Turkey on Tuesday said it was "ready to help" Greece out of its escalating financial crisis as its embattled neighbour edged closer to default.

"We are ready to help Greece survive its economic crisis with cooperation in tourism, energy, trade," Turkish Prime Minister Ahmet Davutoglu said in the capital, Ankara.

"We want Greece to be strong... Therefore Turkey will be positive toward any proposal for cooperation," he said in televised comments.

Davutoglu added that a Turkish delegation would travel to Greece for a high-level cooperation meeting as soon as possible to consider joint steps on the financial crisis.

If no deal is reached, Greece is set to default on an IMF debt payment of about 1.5 billion euros ($1.7 billion) due Tuesday, risking an exit from the eurozone and even the European Union.

On Tuesday Greek Finance Minister Yanis Varoufakis said Athens will not make the IMF payment.

Greek Prime Minister Alexis Tsipras asked for Greece's bailout programme be extended for one month to allow a referendum on austerity demanded by Athens' creditors to be carried out Sunday, but his request was swiftly rejected by eurozone leaders.

Turkish Economy Minister Nihat Zeybekci said on Monday if an official proposal for financial aid is made by Greece, "we will evaluate it."

Turkey's left-wing and Pro-Kurdish Peoples' Democratic Party (HDP) also issued a message of solidarity with Greece, saying: "We are together with the Greek people and their government in their struggle for justice, equality and democracy and against austerity."

"We believe that apart from imposing austerity policies on peoples of Europe, there can be more reasonable agreements, which will be acceptable," said the co-chairs of HDP, considered the  Turkish equivalent of Greece's ruling Syriza party.

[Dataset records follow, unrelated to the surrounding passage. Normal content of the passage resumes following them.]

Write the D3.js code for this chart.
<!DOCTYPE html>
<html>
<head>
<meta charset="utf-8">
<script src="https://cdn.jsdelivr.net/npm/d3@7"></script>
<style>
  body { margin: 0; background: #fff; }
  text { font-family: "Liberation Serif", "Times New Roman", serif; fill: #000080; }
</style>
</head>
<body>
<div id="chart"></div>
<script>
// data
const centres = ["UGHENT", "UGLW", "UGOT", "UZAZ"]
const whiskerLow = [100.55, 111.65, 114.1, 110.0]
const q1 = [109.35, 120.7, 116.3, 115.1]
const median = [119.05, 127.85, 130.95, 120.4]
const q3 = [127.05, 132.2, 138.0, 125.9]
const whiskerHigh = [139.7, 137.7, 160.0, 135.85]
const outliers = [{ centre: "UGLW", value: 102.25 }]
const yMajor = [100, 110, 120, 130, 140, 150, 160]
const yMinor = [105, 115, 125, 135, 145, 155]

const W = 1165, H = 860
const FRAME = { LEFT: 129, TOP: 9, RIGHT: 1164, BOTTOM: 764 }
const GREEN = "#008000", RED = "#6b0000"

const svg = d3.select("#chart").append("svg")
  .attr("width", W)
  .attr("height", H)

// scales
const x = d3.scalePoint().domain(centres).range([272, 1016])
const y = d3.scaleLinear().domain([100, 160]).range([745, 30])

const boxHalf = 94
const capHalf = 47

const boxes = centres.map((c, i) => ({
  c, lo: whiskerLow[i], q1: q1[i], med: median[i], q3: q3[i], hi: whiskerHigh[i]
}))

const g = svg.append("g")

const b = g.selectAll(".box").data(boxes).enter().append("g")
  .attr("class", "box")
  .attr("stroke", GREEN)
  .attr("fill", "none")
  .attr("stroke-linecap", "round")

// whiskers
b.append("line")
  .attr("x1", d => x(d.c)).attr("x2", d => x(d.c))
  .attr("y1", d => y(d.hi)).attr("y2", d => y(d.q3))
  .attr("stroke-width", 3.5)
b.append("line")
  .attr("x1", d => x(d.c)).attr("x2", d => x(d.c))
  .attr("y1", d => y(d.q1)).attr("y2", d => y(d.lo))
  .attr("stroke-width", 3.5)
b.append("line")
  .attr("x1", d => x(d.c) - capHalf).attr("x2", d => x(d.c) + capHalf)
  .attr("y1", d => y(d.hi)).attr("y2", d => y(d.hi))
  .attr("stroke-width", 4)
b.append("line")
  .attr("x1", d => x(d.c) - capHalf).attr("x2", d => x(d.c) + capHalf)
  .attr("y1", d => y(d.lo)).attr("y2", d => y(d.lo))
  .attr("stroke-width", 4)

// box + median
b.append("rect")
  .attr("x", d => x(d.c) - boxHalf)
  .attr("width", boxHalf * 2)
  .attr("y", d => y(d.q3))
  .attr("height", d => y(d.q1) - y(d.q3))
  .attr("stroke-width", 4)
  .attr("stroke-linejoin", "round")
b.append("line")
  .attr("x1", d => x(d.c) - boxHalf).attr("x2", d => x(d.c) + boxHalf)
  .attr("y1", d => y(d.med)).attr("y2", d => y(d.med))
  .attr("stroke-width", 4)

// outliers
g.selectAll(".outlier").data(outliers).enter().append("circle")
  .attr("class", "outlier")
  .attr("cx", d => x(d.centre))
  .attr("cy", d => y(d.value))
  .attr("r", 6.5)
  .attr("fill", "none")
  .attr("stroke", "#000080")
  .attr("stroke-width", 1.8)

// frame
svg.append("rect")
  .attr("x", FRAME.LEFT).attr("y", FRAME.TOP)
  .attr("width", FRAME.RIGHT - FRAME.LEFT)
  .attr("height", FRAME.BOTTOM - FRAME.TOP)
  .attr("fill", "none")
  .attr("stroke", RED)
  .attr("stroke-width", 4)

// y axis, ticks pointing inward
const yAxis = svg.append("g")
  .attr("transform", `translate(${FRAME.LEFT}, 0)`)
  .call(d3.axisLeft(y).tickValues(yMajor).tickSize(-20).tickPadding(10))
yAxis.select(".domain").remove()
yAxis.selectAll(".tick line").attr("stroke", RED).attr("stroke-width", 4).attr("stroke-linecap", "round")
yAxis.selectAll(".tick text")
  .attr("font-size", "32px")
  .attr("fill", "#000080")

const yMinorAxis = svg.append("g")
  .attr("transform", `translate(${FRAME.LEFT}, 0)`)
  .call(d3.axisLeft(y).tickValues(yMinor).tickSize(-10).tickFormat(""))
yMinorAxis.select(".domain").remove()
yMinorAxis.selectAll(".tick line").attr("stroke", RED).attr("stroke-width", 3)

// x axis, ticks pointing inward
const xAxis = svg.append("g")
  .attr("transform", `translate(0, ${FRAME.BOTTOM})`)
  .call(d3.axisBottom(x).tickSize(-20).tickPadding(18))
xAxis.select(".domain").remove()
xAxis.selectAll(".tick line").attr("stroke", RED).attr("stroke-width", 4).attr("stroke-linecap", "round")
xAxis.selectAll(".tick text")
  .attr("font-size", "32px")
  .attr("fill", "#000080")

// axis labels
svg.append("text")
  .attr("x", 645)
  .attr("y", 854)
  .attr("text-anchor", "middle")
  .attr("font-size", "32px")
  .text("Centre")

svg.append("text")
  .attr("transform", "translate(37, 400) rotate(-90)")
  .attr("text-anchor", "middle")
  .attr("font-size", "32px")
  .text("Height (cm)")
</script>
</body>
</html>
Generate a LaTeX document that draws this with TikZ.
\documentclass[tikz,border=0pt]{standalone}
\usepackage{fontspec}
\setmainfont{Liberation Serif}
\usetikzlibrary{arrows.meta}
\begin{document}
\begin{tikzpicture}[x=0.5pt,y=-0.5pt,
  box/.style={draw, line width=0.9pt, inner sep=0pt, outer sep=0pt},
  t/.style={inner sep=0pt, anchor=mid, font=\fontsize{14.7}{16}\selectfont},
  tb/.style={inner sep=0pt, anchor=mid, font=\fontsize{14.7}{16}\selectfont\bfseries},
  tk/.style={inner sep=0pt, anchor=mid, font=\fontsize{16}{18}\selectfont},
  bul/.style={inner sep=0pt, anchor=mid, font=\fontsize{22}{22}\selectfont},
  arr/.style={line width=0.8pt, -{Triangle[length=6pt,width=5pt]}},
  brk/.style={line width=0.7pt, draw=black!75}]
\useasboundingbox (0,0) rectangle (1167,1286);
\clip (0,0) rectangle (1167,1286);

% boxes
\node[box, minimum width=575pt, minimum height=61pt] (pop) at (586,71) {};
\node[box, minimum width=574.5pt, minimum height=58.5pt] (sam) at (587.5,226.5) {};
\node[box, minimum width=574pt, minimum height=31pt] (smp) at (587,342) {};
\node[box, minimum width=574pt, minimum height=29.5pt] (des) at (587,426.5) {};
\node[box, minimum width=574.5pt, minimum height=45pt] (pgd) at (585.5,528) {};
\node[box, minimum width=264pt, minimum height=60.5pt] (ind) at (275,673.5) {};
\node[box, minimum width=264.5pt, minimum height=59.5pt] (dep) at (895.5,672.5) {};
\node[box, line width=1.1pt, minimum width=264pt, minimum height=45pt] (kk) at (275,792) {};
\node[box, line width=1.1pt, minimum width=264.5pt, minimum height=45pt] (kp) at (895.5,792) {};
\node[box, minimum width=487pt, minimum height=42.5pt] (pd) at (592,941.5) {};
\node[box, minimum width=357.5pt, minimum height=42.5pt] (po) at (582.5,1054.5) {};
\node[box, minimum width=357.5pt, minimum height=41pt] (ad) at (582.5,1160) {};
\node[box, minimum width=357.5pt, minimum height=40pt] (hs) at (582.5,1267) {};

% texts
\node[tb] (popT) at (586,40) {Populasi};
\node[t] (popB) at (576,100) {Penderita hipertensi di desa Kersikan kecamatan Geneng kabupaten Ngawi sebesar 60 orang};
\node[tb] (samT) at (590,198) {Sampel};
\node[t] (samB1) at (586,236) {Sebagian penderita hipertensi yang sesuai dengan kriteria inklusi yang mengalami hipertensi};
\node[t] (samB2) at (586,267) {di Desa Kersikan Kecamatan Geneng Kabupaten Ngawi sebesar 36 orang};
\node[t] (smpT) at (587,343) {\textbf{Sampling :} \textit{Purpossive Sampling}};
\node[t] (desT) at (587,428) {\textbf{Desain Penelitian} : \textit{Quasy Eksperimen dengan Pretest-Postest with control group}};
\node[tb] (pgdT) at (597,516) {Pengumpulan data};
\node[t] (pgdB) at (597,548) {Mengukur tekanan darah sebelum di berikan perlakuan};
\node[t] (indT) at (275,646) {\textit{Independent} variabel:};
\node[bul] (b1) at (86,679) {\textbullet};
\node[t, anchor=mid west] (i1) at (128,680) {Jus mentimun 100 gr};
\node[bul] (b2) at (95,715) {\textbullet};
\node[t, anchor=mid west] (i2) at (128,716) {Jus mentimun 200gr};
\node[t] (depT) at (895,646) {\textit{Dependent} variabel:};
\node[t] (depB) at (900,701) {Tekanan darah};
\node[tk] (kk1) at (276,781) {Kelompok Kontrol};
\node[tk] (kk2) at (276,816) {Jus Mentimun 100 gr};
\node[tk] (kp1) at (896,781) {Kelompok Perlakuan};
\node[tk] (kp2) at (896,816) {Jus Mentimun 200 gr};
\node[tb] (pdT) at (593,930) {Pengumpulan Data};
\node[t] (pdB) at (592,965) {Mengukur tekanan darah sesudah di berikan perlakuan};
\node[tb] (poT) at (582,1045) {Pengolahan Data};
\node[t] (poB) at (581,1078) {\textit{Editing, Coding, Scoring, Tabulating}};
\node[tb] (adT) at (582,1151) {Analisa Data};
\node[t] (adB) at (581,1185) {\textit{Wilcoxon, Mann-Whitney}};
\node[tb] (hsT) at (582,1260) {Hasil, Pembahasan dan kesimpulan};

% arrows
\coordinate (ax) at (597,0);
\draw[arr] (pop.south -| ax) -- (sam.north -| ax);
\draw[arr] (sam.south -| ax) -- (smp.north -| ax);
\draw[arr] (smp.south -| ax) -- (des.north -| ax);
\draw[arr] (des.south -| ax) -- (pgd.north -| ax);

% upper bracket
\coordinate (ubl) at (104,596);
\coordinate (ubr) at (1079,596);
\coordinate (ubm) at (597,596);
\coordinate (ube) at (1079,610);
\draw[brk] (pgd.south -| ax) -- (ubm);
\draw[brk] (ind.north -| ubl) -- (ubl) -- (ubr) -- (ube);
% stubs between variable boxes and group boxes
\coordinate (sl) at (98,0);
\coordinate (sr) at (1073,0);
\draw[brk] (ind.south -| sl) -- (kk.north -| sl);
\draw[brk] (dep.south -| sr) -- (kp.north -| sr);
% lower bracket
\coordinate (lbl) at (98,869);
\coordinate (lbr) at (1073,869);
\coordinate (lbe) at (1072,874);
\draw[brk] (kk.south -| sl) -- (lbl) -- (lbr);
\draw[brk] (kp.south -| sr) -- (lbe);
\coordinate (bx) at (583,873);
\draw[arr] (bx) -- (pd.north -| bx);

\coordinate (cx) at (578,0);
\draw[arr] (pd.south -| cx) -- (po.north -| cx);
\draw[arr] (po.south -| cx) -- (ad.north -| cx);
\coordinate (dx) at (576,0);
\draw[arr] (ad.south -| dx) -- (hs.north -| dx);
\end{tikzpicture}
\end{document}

Relations between Greece and Turkey have improved in recent years, but the continued division of Cyprus hinders closer ties between the two Aegean neighbours.

Cyprus has been divided since Turkey invaded the north on July 20, 1974, after a Greek Cypriot coup engineered by the junta then ruling Athens aimed at uniting the island with Greece.

Cyprus has also been a major stumbling block in Ankara's lagging negotiations to join the European Union.